On other teams, Thielbahr and senior linebacker Ryan Knowles, both of whom are being recruited by several NCAA Division I schools, would start both ways.

“How I run a high school program isn’t probably how most programs are run,” Puailoa said. “What we’ve done is been a lot out of necessity. We were the smallest school in our league (in California). When I came here I faced a lot more difficulties than my first year at San Marcos. There was still the remnants of a program (at San Marcos). Here a lot of that was dissolved, there was much less infrastructure here.”

“Nobody puts in more time than Satini,” said assistant coach Bill Barlow, who had two stints as Sandpoint’s head coach.

Consider:

Puailoa has nearly all 150 players (for four grades) in his physical education classes, giving him plenty of personal contact with the players throughout his program.

The Bulldogs film all varsity games from four different angles, and they videotape all practices.

Puailoa has a simple approach offensively and defensively: Keep it simple and execute. Without being too specific, Puailoa can count on a pair of hands how many plays the Bulldogs run offensively from week to week. And they rarely deviate from their base defense.

“We’re constantly working on repetition,” Puailoa said. “That’s why we film our practices. We worry more about what we’re doing than what the other guy is doing.”

And, Puailoa has a small doghouse.

“I’m not big on punishing kids,” he said. “Kids penalize themselves by their effort. We don’t do sprints. You’ll never hear ‘On the line’ at our practices. We relate everything we do - drills, work on technique - to the game. You can get the same conditioning out of teaching technique as you do out of running.”

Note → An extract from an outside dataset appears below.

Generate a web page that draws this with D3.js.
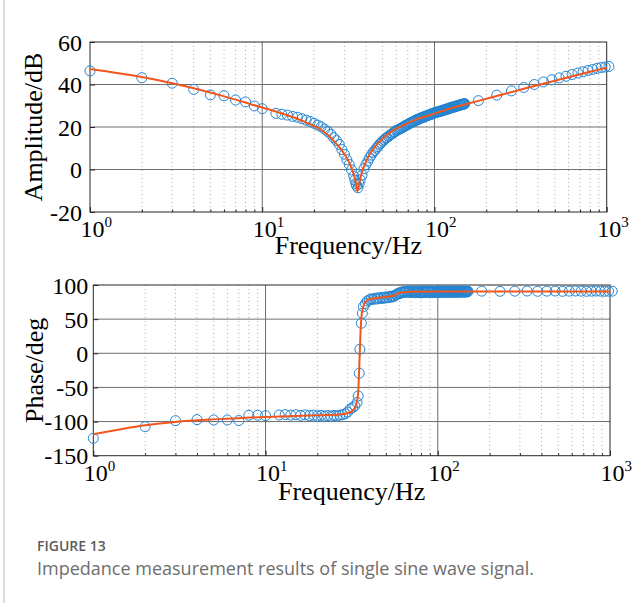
<!DOCTYPE html>
<html>
<head>
<meta charset="utf-8">
<script src="https://cdn.jsdelivr.net/npm/d3@7"></script>
<style>
  html, body { margin: 0; padding: 0; background: #fff; }
  svg { display: block; }
</style>
</head>
<body>
<svg id="fig" width="639" height="603"></svg>
<script>
// Measured frequency points (Hz)
const freqHz = [
  1, 2, 3, 4, 5, 6, 7, 8, 9, 10,
  12, 13, 14, 15, 16, 17, 18, 19, 20, 21, 22, 23, 24, 25, 26, 27, 28, 29, 30, 31, 32, 33,
  34, 34.5, 35, 35.3, 36, 36.5, 37,
  38, 39, 40, 41, 42, 43, 44, 45, 46, 47, 48, 49, 50, 51, 52, 53, 54, 55, 56, 57, 58, 59, 60,
  61, 62, 63, 64, 65, 66, 67, 68, 69, 70, 71, 72, 73, 74, 75, 76, 77, 78, 79, 80,
  81, 82, 83, 84, 85, 86, 87, 88, 89, 90, 91, 92, 93, 94, 95, 96, 97, 98, 99, 100,
  101, 102, 103, 104, 105, 106, 107, 108, 109, 110, 111, 112, 113, 114, 115, 116, 117, 118, 119, 120,
  121, 122, 123, 124, 125, 126, 127, 128, 129, 130, 131, 132, 133, 134, 135, 136, 137, 138, 139, 140,
  141, 142, 143, 144, 145, 146, 147, 148, 149, 150,
  180, 230, 280, 330, 380, 430, 480, 530, 580, 630, 680, 730, 780, 830, 880, 930, 980, 1030
];

// Measured impedance amplitude (dB)
const ampMeasDb = [
  46.4, 43.2, 40.6, 37.7, 35.1, 34.7, 32.7, 31.8, 29.9, 28.6,
  26.4, 26.0, 25.6, 25.0, 24.6, 23.9, 23.2, 22.6, 21.7, 20.9, 20.1, 19.0, 17.9, 16.6, 15.0, 13.6, 11.8, 9.4, 7.2, 4.6, 2.4, -0.2,
  -3.1, -5.0, -6.6, -7.6, -8.6, -6.8, -4.8,
  -2.6, 0.4, 2.3, 3.9, 5.5, 6.8, 8.1, 8.9, 10.0, 10.8, 11.9, 12.5, 13.4, 13.9, 14.7, 15.0, 15.7, 16.0, 16.6, 16.9, 17.6, 17.7, 18.4,
  18.5, 18.9, 19.1, 19.5, 19.6, 20.1, 20.2, 20.8, 20.8, 21.3, 21.4, 21.9, 21.9, 22.3, 22.4, 22.8, 22.8, 23.3, 23.3, 23.7,
  23.6, 24.0, 24.0, 24.4, 24.3, 24.7, 24.7, 25.0, 25.0, 25.3, 25.3, 25.6, 25.6, 25.9, 25.9, 26.2, 26.1, 26.5, 26.4, 26.7,
  26.7, 26.9, 26.9, 27.1, 27.1, 27.3, 27.2, 27.5, 27.4, 27.7, 27.6, 27.9, 27.8, 28.1, 28.0, 28.3, 28.2, 28.5, 28.4, 28.7,
  28.6, 28.9, 28.8, 29.1, 29.0, 29.3, 29.2, 29.4, 29.3, 29.6, 29.5, 29.7, 29.7, 29.9, 29.8, 30.0, 30.0, 30.2, 30.1, 30.3,
  30.3, 30.5, 30.4, 30.6, 30.6, 30.8, 30.7, 30.9, 30.8, 31.0,
  32.4, 35.0, 37.0, 38.6, 40.0, 41.2, 42.2, 43.1, 43.9, 44.7, 45.4, 46.0, 46.6, 47.1, 47.6, 48.0, 48.2, 48.5
];

// Measured impedance phase (deg)
const phaseMeasDeg = [
  -124.5, -107.5, -98.7, -97.2, -97.7, -97.7, -98.5, -90.8, -90.8, -91.3,
  -90.4, -89.8, -90.6, -90.0, -91.0, -90.2, -91.4, -90.6, -91.8, -90.8, -92.0, -91.2, -92.2, -91.0, -91.8, -90.6, -90.0, -88.6, -86.0, -81.5, -79.6, -77.0,
  -72.0, -62.5, -29.3, 5.9, 44.0, 58.6, 68.3,
  73.0, 76.5, 78.2, 79.5, 78.8, 80.6, 79.4, 81.2, 80.0, 81.8, 80.4, 82.3, 81.0, 82.8, 81.6, 83.4, 82.2, 84.0, 83.5, 85.6, 86.4, 88.0, 87.2,
  89.4, 88.6, 90.2, 89.0, 91.0, 89.6, 90.8, 89.2, 91.4, 88.8, 90.6, 89.8, 91.2, 88.6, 90.4, 89.4, 91.6, 89.0, 90.2, 88.4,
  90.8, 89.6, 91.0, 88.8, 90.4, 89.2, 91.4, 89.8, 90.6, 88.6, 90.0, 91.2, 89.4, 90.8, 88.8, 90.2, 91.0, 89.6, 90.4, 89.0,
  91.2, 89.8, 90.6, 89.2, 91.0, 90.0, 89.4, 90.8, 89.6, 91.4, 90.2, 89.0, 90.6, 91.0, 89.8, 90.4, 89.2, 91.2, 90.0, 89.6,
  90.8, 89.4, 91.0, 90.2, 89.8, 90.6, 89.0, 91.2, 90.4, 89.6, 90.8, 89.8, 91.0, 90.2, 89.4, 90.6, 90.0, 91.2, 89.8, 90.4,
  89.6, 90.8, 90.2, 89.6, 91.0, 90.0, 90.6, 89.8, 90.4, 90.8,
  91.0, 90.8, 91.0, 91.2, 90.8, 91.0, 91.2, 90.8, 91.0, 91.2, 91.0, 90.8, 91.0, 91.2, 91.0, 90.8, 91.0, 91.0
];

// Fitted model curve, amplitude
const ampFitHz = [1, 2, 3, 4, 5, 6, 7, 8, 9, 10, 12, 14, 16, 18, 20, 22, 24, 26, 28, 30, 32, 33, 34, 35, 35.7,
  36.5, 37.5, 38.5, 40, 42, 45, 50, 55, 60, 70, 80, 90, 100, 120, 150, 200, 300, 400, 500, 600, 700, 800, 900, 1000];
const ampFitDb = [47.3, 43.5, 40.6, 38.2, 36.2, 34.4, 32.9, 31.5, 30.2, 29.2, 27.3, 25.5, 23.9, 22.1, 20.5, 18.6, 16.3, 13.5, 10.6, 7.2, 3.2, 0.6, -2.4, -6.3, -10.2,
  -6.8, -2.8, 0.3, 3.6, 7.0, 10.6, 14.6, 17.3, 19.2, 21.8, 23.8, 25.2, 26.3, 28.4, 30.6, 33.3, 37.1, 39.8, 41.8, 43.4, 44.8, 46.0, 47.0, 47.9];

// Fitted model curve, phase
const phaseFitHz = [1, 1.5, 2, 3, 4, 5, 7, 10, 15, 20, 25, 28, 30, 31, 32, 33, 34, 34.5, 35, 35.3, 35.6, 36,
  36.6, 37.2, 38, 40, 44, 48, 52, 55, 58, 62, 70, 100, 1000];
const phaseFitDeg = [-118.7, -110.5, -105.5, -100.5, -98.2, -96.8, -95.0, -93.2, -91.8, -90.8, -90.0, -89.2, -87.5, -86.0, -84.0, -80.0, -70.0, -58.0, -20.0, 5.0, 30.0, 52.0,
  64.0, 71.0, 75.0, 79.0, 81.0, 82.0, 83.0, 84.2, 87.0, 89.0, 90.2, 90.6, 90.6];

// Axis ticks
const ampTicks = [-20, 0, 20, 40, 60];
const phaseTicks = [-150, -100, -50, 0, 50, 100];
const decadeTicks = [1, 10, 100, 1000];
const decadeExp = ['0', '1', '2', '3'];

const svg = d3.select('#fig');
const serif = '"Liberation Serif", "Times New Roman", serif';
const sans = '"Open Sans", "Noto Sans", sans-serif';
const markerColor = '#2384d2';
const fitColor = '#f2561d';

// thin rule along the left edge of the figure box
svg.append('line')
  .attr('x1', 4).attr('x2', 4).attr('y1', 0).attr('y2', 603)
  .attr('stroke', '#cfcfcf').attr('stroke-width', 1.5);

function drawPanel(p) {
  const x = d3.scaleLog().domain([1, 1000]).range([p.left, p.right]);
  const y = d3.scaleLinear()
    .domain([p.ticks[0], p.ticks[p.ticks.length - 1]])
    .range([p.bottom, p.top]);
  const g = svg.append('g');

  // minor (dotted) vertical grid
  const minor = x.ticks().filter(v => !decadeTicks.includes(v));
  g.append('g').selectAll('line').data(minor).join('line')
    .attr('x1', d => x(d)).attr('x2', d => x(d))
    .attr('y1', p.top).attr('y2', p.bottom)
    .attr('stroke', '#9a9a9a').attr('stroke-width', 0.8)
    .attr('stroke-dasharray', '1,3');

  // major grid
  g.append('g').selectAll('line').data(decadeTicks.slice(1, -1)).join('line')
    .attr('x1', d => x(d)).attr('x2', d => x(d))
    .attr('y1', p.top).attr('y2', p.bottom)
    .attr('stroke', '#6e6e6e').attr('stroke-width', 1);
  g.append('g').selectAll('line').data(p.ticks.slice(1, -1)).join('line')
    .attr('x1', p.left).attr('x2', p.right)
    .attr('y1', d => y(d)).attr('y2', d => y(d))
    .attr('stroke', '#6e6e6e').attr('stroke-width', 1);

  // y axis
  const yAxis = g.append('g').attr('transform', `translate(${p.left},0)`)
    .call(d3.axisLeft(y).tickValues(p.ticks).tickSizeInner(-5).tickSizeOuter(0)
      .tickPadding(p.ypad).tickFormat(d => String(d)));
  yAxis.select('.domain').remove();
  yAxis.selectAll('.tick line').attr('stroke', '#262626');
  yAxis.selectAll('.tick text')
    .attr('font-family', serif).attr('font-size', 24).attr('fill', '#000')
    .attr('dy', '0.34em');

  // x axis: decade ticks with power-of-ten labels, minor ticks
  const xAxis = g.append('g').attr('transform', `translate(0,${p.bottom})`)
    .call(d3.axisBottom(x).tickValues(decadeTicks).tickSizeInner(-5).tickSizeOuter(0).tickFormat(''));
  xAxis.select('.domain').remove();
  xAxis.selectAll('.tick line').attr('stroke', '#262626');
  xAxis.selectAll('.tick text').remove();
  const xMinor = g.append('g').attr('transform', `translate(0,${p.bottom})`)
    .call(d3.axisBottom(x).tickValues(minor).tickSizeInner(-2.5).tickSizeOuter(0).tickFormat(''));
  xMinor.select('.domain').remove();
  xMinor.selectAll('.tick line').attr('stroke', '#262626');
  xMinor.selectAll('.tick text').remove();

  const lbl = g.append('g').selectAll('text').data(decadeTicks).join('text')
    .attr('x', d => x(d) - 9.5).attr('y', p.xTickBase)
    .attr('font-family', serif).attr('font-size', 24).attr('fill', '#000');
  lbl.append('tspan').text('10');
  lbl.append('tspan').attr('dy', -10).attr('font-size', 15)
    .text((d, i) => decadeExp[i]);

  // frame
  g.append('rect')
    .attr('x', p.left).attr('y', p.top)
    .attr('width', p.right - p.left).attr('height', p.bottom - p.top)
    .attr('fill', 'none').attr('stroke', '#262626').attr('stroke-width', 1);

  // measured points
  g.append('g').selectAll('circle').data(d3.zip(freqHz, p.meas)).join('circle')
    .attr('cx', d => x(d[0])).attr('cy', d => y(d[1])).attr('r', 5)
    .attr('fill', 'none').attr('stroke', markerColor).attr('stroke-width', 1);

  // fitted curve
  const line = d3.line().x(d => x(d[0])).y(d => y(d[1])).curve(d3.curveMonotoneX);
  g.append('path').datum(d3.zip(p.fitX, p.fitY))
    .attr('d', line).attr('fill', 'none')
    .attr('stroke', fitColor).attr('stroke-width', 2).attr('stroke-linejoin', 'round');

  // axis titles
  g.append('text')
    .attr('transform', `translate(${p.ylabelX},${(p.top + p.bottom) / 2}) rotate(-90)`)
    .attr('text-anchor', 'middle')
    .attr('font-family', serif).attr('font-size', 26).attr('fill', '#000')
    .text(p.ylabel);
  g.append('text')
    .attr('x', (p.left + p.right) / 2).attr('y', p.xlabelY)
    .attr('text-anchor', 'middle')
    .attr('font-family', serif).attr('font-size', 26).attr('fill', '#000')
    .text('Frequency/Hz');
}

drawPanel({
  left: 90, right: 606.7, top: 42, bottom: 212,
  ticks: ampTicks, ypad: 8, xTickBase: 236.5, xlabelY: 254,
  meas: ampMeasDb, fitX: ampFitHz, fitY: ampFitDb,
  ylabel: 'Amplitude/dB', ylabelX: 42
});

drawPanel({
  left: 93.3, right: 610, top: 285, bottom: 455.7,
  ticks: phaseTicks, ypad: 5, xTickBase: 481, xlabelY: 500,
  meas: phaseMeasDeg, fitX: phaseFitHz, fitY: phaseFitDeg,
  ylabel: 'Phase/deg', ylabelX: 43
});

// caption
svg.append('text')
  .attr('x', 37).attr('y', 551)
  .attr('font-family', sans)
  .attr('font-size', 14).attr('font-weight', 600).attr('fill', '#5b5b5b')
  .text('FIGURE 13');
svg.append('text')
  .attr('x', 37).attr('y', 574.5)
  .attr('font-family', sans)
  .attr('font-size', 18).attr('fill', '#6e6e6e')
  .text('Impedance measurement results of single sine wave signal.');
</script>
</body>
</html>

It’s a small wonder, then, that Sandpoint has the largest turnout in the Panhandle.

And it’s no surprise success has followed.

Puailoa admits he misses Santa Barbara.

“That’s where most of my family and friends live,” he said.

But that’s all he misses.

“In this town he could run for president and win,” Thielbahr said.

He’d get at least 150 votes. But right now, Puailoa is tickled to be in the middle of a football revival.